● RAW DATA
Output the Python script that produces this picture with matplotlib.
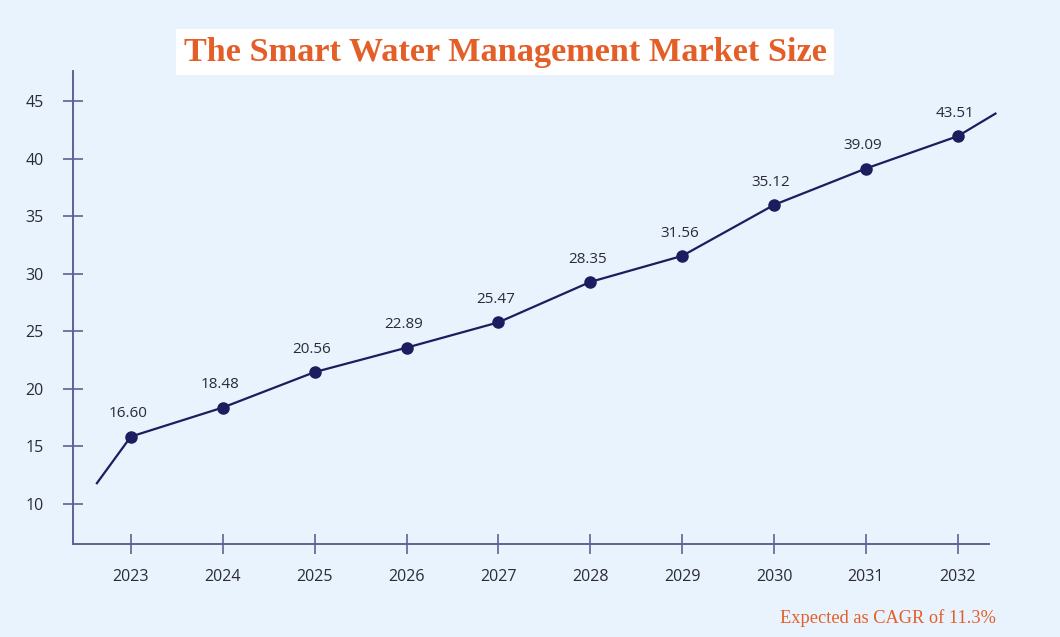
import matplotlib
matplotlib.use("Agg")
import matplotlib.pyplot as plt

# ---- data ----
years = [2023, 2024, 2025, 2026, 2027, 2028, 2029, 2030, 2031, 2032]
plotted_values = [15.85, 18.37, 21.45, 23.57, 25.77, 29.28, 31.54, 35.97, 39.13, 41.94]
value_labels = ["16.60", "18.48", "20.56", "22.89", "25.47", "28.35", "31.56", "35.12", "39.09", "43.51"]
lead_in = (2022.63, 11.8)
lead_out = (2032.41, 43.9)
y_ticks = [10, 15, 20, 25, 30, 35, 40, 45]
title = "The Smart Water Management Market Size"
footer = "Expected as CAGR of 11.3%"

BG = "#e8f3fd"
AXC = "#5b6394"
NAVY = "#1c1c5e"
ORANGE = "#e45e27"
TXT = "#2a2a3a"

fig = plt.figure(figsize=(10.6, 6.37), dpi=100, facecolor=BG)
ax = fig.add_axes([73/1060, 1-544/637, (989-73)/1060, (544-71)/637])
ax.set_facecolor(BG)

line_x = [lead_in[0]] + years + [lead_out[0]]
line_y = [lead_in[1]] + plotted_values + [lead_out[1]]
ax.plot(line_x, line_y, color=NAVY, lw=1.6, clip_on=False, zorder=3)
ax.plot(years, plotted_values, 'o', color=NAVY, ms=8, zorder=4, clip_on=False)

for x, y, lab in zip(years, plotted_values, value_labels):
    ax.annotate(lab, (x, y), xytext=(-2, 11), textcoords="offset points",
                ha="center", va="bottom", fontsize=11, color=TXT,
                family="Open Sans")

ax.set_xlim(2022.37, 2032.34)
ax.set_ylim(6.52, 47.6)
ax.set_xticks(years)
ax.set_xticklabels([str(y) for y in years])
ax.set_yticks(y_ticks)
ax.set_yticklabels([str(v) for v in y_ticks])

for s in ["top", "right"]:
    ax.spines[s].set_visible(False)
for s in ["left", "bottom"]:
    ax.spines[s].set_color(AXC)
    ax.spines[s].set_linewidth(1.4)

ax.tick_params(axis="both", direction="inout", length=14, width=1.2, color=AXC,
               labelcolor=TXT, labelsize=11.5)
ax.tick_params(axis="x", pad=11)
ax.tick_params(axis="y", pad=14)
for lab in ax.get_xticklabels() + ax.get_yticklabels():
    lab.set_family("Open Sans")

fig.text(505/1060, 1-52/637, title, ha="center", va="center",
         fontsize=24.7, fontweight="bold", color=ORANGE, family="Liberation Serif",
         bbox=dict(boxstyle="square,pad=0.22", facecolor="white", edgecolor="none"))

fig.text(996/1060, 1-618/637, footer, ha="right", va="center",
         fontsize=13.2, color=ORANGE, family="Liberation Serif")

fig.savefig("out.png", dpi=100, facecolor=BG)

● TASK DESCRIPTION
Omit the pictures and give the material again, exactly and in full.

● CORRECT RESULT
Output the Python script that produces this picture with matplotlib.
import matplotlib
matplotlib.use("Agg")
import matplotlib.pyplot as plt

# ---- data ----
years = [2023, 2024, 2025, 2026, 2027, 2028, 2029, 2030, 2031, 2032]
plotted_values = [15.85, 18.37, 21.45, 23.57, 25.77, 29.28, 31.54, 35.97, 39.13, 41.94]
value_labels = ["16.60", "18.48", "20.56", "22.89", "25.47", "28.35", "31.56", "35.12", "39.09", "43.51"]
lead_in = (2022.63, 11.8)
lead_out = (2032.41, 43.9)
y_ticks = [10, 15, 20, 25, 30, 35, 40, 45]
title = "The Smart Water Management Market Size"
footer = "Expected as CAGR of 11.3%"

BG = "#e8f3fd"
AXC = "#5b6394"
NAVY = "#1c1c5e"
ORANGE = "#e45e27"
TXT = "#2a2a3a"

fig = plt.figure(figsize=(10.6, 6.37), dpi=100, facecolor=BG)
ax = fig.add_axes([73/1060, 1-544/637, (989-73)/1060, (544-71)/637])
ax.set_facecolor(BG)

line_x = [lead_in[0]] + years + [lead_out[0]]
line_y = [lead_in[1]] + plotted_values + [lead_out[1]]
ax.plot(line_x, line_y, color=NAVY, lw=1.6, clip_on=False, zorder=3)
ax.plot(years, plotted_values, 'o', color=NAVY, ms=8, zorder=4, clip_on=False)

for x, y, lab in zip(years, plotted_values, value_labels):
    ax.annotate(lab, (x, y), xytext=(-2, 11), textcoords="offset points",
                ha="center", va="bottom", fontsize=11, color=TXT,
                family="Open Sans")

ax.set_xlim(2022.37, 2032.34)
ax.set_ylim(6.52, 47.6)
ax.set_xticks(years)
ax.set_xticklabels([str(y) for y in years])
ax.set_yticks(y_ticks)
ax.set_yticklabels([str(v) for v in y_ticks])

for s in ["top", "right"]:
    ax.spines[s].set_visible(False)
for s in ["left", "bottom"]:
    ax.spines[s].set_color(AXC)
    ax.spines[s].set_linewidth(1.4)

ax.tick_params(axis="both", direction="inout", length=14, width=1.2, color=AXC,
               labelcolor=TXT, labelsize=11.5)
ax.tick_params(axis="x", pad=11)
ax.tick_params(axis="y", pad=14)
for lab in ax.get_xticklabels() + ax.get_yticklabels():
    lab.set_family("Open Sans")

fig.text(505/1060, 1-52/637, title, ha="center", va="center",
         fontsize=24.7, fontweight="bold", color=ORANGE, family="Liberation Serif",
         bbox=dict(boxstyle="square,pad=0.22", facecolor="white", edgecolor="none"))

fig.text(996/1060, 1-618/637, footer, ha="right", va="center",
         fontsize=13.2, color=ORANGE, family="Liberation Serif")

fig.savefig("out.png", dpi=100, facecolor=BG)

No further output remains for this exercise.